The situation was somewhat inverted in his most ambitious work for live electronics, the quadraphonic Ascent Into Air (1981), in which it's the live performers who influence the decisions made by the computer (in particular, where to locate the sound in the acoustic space).

The monodrama for string quartet and vocalist Joan La Barbara Jacob's Room also became a concert in 1985 and a multimedia opera in 1993, as documented on Jacob's Room; Touch (Wergo, 1993), further expanded in 2012. Joan LaBarbara's acrobatic vocal sounds duet with a strummed cello (when she doesn't simply recite the text of the opera). The interaction between the two instruments (voice and cello) reaches peaks of surreal clangor. The second part adds more synthesizer, and thus more contrast.

All My Hummingbirds Have Alibis; And the Butterflies Begin to Sing (New World, 1997) contains the ballet scores (both inspired by Max Ernst's paintings) All My Hummingbirds Have Alibis (New World, 1994), for voices, flute, cello, keyboards, percussion and computer, and And the Butterflies Begin to Sing (1988), for string quartet and computer.

In Two Worlds (Neuma, 1992) contains the 1987 saxophone (and electronics) concerto.

The multimedia opera Intimate Immensity (1997) was based on David Rothenberg's book "Hand's End" (1993), about how tools have changed the meaning of nature through history.

Other recordings include: Prelude No.4 (Fiction, 1993), etc.

(Translation by/ Tradotto da Nicola Mecca)

Subotnick compose anche per orchestra: Before the Butterfly (1975) per orchestra e sette strumenti amplificati, Laminations (Turnabout, 1988) per orchestra e strumenti elettronici, e A Desert Flower (1989) per orchestra e computer.

Si avventurò anche nelle performance live con il computer e l’arte multimediale inscenando il poema “timbrico” The Double Life of Amphibians (1984), una forma che arrivò a perfezionare con il poema multimediale interattivo Intimate Immensity (1997), la cui musica d’apertura è intitolata It Begins (“Comincia”).

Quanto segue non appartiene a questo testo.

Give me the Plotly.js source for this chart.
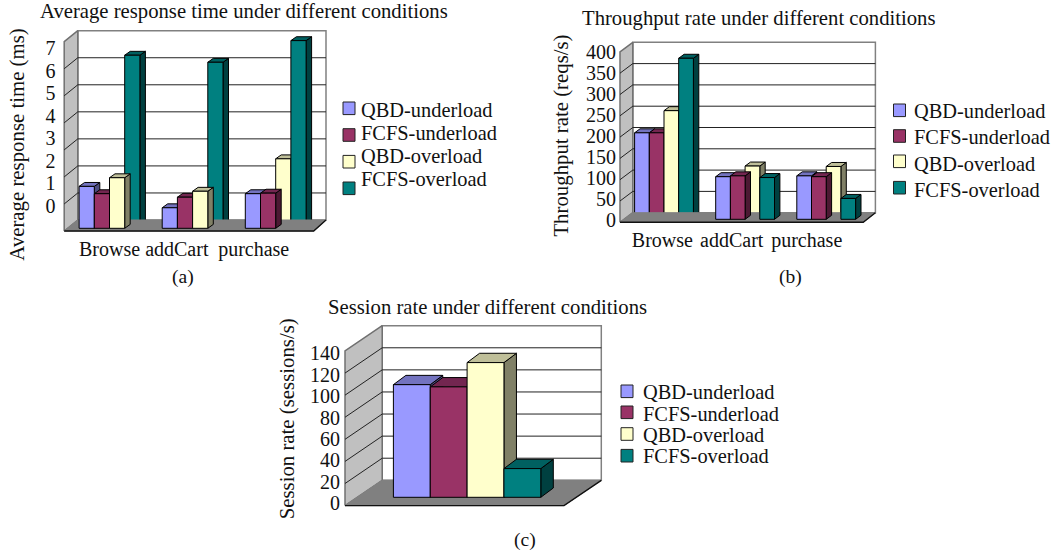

I “ghost pieces” (“pezzi fantasma”) sono musica da camera per strumenti ed apparecchi elettronici interattivi, ognuno dei quali segue uno spartito “fantasma”, ovvero un software che modifica i suoni prodotti dagli strumenti, che seguono invece delle partiture tradizionali. A cominciare da Two Life Histories (1977) per voce e clarinetto, ogni lavoro è orchestrato per uno o più musicisti ed una partitura “fantasma”: Liquid Strata (1977) per pianoforte, Parallel Lines per ottavino accompagnato da nove esecutori, The Wild Beasts (1978) per trombone e pianoforte, Axolotl (1982) per violoncello, The Fluttering of Wings per quartetto d’archi, Passages of the Beast (1978) per clarinetto, The Last Dream of the Beast (1979) per voce, The First Dream of Light (1980) per tuba, An Arsenal Of Defense (1982) per viola, Tremblings (1983) per violino e pianoforte, Echoes from the Silent Call of Girona (1998) per quartetto d’archi; etc. Alcuni di questi lavori sono presenti su Parallel Lines (CRI, 1979), Liquid Strata (Town Hall, 1979), The First Dream of Light (Crystal, 1988), Echoes from the Silent Call of Girona; A Fluttering Of Wings (Cambria, 2000), Passages of the Beast (Owl, 1992), etc.

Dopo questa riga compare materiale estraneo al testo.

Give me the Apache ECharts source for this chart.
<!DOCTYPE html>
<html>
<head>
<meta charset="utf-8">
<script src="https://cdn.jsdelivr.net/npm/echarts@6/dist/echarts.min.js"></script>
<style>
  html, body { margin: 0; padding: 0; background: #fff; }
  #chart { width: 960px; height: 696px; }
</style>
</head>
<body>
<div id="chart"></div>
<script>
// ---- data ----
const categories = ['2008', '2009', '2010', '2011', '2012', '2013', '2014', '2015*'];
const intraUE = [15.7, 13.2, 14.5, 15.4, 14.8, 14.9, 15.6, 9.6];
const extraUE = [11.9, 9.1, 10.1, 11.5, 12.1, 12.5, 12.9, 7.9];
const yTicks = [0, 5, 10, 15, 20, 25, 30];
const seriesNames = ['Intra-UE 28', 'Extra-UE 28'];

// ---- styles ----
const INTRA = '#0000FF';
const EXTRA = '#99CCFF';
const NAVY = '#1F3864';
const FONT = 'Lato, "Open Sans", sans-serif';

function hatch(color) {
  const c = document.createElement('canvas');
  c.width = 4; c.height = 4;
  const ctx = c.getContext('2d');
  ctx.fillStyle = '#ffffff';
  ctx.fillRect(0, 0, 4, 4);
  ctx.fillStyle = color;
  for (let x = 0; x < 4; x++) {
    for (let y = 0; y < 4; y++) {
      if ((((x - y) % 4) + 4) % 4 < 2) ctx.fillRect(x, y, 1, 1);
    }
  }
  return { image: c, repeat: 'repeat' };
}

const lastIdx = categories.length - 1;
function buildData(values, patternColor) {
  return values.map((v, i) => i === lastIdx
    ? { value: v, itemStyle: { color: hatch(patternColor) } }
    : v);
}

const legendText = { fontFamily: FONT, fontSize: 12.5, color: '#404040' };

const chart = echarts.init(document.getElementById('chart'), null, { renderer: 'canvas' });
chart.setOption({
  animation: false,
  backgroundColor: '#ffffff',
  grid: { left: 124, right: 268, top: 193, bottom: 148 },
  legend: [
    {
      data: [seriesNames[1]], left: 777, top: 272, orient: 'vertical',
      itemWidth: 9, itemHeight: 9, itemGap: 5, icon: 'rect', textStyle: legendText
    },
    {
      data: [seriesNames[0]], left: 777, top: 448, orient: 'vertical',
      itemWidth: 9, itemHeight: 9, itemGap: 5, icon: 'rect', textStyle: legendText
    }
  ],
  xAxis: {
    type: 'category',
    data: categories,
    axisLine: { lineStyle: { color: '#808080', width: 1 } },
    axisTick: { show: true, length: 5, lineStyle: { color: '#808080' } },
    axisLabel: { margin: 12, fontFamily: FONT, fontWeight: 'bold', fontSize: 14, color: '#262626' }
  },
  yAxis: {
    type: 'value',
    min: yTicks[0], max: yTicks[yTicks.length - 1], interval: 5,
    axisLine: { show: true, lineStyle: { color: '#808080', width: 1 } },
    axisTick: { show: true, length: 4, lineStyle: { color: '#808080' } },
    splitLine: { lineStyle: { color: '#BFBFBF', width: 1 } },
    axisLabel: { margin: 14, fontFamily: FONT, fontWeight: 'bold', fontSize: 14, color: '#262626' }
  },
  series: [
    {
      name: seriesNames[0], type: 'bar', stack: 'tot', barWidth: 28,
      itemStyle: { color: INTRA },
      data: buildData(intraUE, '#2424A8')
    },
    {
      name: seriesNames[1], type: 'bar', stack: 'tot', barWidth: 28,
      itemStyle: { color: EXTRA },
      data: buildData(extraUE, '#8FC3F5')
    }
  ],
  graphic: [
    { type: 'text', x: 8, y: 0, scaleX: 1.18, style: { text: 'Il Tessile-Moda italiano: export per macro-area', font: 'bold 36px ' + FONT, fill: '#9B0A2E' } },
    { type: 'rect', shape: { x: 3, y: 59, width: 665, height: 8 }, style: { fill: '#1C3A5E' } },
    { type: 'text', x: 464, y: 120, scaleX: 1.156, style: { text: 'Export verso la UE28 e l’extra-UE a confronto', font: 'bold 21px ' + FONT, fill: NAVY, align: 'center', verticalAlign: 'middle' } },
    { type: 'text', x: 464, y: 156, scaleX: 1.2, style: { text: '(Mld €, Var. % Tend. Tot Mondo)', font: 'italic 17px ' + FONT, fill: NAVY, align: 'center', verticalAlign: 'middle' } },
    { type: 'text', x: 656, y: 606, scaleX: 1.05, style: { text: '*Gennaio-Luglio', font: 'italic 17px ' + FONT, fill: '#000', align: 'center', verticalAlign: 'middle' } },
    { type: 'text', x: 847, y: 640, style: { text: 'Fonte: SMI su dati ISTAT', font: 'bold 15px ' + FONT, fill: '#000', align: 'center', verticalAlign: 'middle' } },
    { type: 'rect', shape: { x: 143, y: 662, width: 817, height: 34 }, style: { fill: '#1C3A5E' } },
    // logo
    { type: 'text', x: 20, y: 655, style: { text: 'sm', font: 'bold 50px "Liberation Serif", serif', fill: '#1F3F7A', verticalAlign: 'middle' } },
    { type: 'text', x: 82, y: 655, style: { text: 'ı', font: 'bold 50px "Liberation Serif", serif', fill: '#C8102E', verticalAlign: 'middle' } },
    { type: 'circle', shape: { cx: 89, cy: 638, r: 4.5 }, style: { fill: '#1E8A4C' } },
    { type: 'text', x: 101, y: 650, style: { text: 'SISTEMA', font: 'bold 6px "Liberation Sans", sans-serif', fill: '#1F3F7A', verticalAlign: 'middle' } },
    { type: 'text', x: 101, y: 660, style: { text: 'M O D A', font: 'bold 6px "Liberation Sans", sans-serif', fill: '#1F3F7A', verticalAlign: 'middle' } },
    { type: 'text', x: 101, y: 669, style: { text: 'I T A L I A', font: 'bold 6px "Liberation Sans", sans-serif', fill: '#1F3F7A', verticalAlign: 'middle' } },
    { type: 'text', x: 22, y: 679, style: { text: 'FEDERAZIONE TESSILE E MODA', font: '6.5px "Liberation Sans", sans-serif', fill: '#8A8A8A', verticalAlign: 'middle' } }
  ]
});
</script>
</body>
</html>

La situazione è in qualche modo rovesciata nel suo più ambizioso lavoro elettronico live, Ascent Into Air (1981), in cui sono i musicisti ad influenzare le decisioni del computer (in particolare, dove “posizionare” il suono nello spazio).

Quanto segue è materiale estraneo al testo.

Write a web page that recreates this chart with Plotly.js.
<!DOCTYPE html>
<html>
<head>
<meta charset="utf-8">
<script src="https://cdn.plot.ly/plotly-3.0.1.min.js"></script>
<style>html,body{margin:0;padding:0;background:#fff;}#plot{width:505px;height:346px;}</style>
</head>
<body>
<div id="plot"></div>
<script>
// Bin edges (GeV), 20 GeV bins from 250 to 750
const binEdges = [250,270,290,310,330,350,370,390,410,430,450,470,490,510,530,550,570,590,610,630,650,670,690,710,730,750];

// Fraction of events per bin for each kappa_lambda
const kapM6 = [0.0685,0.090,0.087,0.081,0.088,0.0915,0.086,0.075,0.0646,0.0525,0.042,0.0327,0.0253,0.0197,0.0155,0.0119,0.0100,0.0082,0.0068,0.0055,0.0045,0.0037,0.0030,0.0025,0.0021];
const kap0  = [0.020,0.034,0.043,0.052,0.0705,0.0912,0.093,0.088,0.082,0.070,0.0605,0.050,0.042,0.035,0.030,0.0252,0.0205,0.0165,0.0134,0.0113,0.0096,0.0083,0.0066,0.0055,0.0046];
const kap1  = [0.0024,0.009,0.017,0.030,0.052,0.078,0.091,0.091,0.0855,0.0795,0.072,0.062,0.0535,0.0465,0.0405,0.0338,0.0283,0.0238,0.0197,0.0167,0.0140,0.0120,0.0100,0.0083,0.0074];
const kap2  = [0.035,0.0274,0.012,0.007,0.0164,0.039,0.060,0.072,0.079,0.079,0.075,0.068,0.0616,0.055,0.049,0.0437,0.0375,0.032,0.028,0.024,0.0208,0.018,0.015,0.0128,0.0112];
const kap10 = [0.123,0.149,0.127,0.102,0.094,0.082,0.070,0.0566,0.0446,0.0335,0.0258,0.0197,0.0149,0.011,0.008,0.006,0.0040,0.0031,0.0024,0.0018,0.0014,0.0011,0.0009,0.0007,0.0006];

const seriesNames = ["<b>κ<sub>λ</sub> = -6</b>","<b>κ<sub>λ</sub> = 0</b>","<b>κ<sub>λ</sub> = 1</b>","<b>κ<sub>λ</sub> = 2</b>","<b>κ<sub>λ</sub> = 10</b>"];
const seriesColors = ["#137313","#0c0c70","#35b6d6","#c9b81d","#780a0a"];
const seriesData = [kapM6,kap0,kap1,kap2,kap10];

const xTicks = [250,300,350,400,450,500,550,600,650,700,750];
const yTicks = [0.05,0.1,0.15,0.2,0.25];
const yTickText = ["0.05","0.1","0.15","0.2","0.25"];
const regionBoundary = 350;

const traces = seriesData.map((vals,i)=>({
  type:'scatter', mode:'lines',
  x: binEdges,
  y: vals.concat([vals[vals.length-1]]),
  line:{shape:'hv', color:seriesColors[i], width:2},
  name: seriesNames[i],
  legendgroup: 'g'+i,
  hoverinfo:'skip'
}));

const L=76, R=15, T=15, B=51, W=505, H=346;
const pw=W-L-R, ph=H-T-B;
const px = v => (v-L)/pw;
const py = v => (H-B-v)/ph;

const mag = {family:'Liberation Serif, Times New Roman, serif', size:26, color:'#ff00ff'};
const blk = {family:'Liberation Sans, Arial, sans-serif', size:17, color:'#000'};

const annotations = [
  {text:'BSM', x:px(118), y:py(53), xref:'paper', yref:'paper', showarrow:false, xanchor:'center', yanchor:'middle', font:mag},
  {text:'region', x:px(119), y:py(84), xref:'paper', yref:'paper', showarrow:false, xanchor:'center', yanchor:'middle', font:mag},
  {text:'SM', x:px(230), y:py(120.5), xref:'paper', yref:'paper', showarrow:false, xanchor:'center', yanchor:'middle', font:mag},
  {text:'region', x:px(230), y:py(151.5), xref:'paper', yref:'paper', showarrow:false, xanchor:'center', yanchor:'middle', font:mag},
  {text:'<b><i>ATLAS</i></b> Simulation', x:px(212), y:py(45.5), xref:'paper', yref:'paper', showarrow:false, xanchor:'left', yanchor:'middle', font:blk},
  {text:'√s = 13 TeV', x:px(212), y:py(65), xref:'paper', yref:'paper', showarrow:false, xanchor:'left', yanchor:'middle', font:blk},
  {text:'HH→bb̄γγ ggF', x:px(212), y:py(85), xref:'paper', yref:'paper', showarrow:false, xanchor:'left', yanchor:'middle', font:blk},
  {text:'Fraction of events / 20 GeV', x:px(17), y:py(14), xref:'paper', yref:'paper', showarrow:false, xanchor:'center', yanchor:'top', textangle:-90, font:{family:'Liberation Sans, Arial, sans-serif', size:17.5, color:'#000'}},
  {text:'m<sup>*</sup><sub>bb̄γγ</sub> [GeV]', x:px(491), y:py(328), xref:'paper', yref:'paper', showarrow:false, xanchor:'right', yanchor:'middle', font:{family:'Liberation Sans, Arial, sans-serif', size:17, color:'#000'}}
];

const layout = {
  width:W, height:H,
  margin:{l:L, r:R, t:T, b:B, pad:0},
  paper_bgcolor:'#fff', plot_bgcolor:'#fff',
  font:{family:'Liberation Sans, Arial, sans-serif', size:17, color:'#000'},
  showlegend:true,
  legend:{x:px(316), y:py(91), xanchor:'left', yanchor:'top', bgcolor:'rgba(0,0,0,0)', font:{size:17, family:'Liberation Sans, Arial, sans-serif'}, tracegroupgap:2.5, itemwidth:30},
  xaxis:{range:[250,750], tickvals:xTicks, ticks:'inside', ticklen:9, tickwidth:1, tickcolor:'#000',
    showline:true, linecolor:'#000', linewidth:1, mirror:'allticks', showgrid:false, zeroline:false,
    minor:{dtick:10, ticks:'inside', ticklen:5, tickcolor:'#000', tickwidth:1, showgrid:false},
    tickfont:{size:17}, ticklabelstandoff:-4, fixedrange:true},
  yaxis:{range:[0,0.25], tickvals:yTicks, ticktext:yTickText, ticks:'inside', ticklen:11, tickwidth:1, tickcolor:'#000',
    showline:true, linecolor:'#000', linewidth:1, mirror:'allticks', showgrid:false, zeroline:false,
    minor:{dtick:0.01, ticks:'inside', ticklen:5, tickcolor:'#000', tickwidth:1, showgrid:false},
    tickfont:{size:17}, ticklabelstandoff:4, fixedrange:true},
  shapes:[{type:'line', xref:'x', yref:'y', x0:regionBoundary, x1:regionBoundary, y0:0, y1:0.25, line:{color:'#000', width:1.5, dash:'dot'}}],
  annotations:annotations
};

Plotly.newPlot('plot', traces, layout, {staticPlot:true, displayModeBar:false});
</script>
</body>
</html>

Il dramma per quartetto d’archi e voce (Joan La Barbara) Jacob's Room divenne anche un concerto nel 1985 ed un’opera multimediale nel 1993, come documenta Jacob's Room; Touch (Wergo, 1993). I vocalizzi acrobatici di Joan LaBarbara duettano con un violoncello strimpellato (quando la voce non recita semplicemente il testo dell’opera). L’interazione tra i due strumenti (voce e violoncello) raggiunge picchi di clangore surreale. La seconda parte aggiunge più sintetizzatori, aumentando così il contrasto.

All My Hummingbirds Have Alibis; And the Butterflies Begin to Sing (New World, 1997) contiene i balletti (entrambi ispirati da dipinti di Max Ernst) All My Hummingbirds Have Alibis (New World, 1994), per voci, flauto, violoncello, tastiere, percussione e computer, e And the Butterflies Begin to Sing (1988), per computer e quartetto d’archi.

In Two Worlds (Neuma, 1992) contiene il concerto del 1987 per sassofono e strumenti elettronici.

Altre registrazioni includono: Prelude No.4 (Fiction, 1993), etc.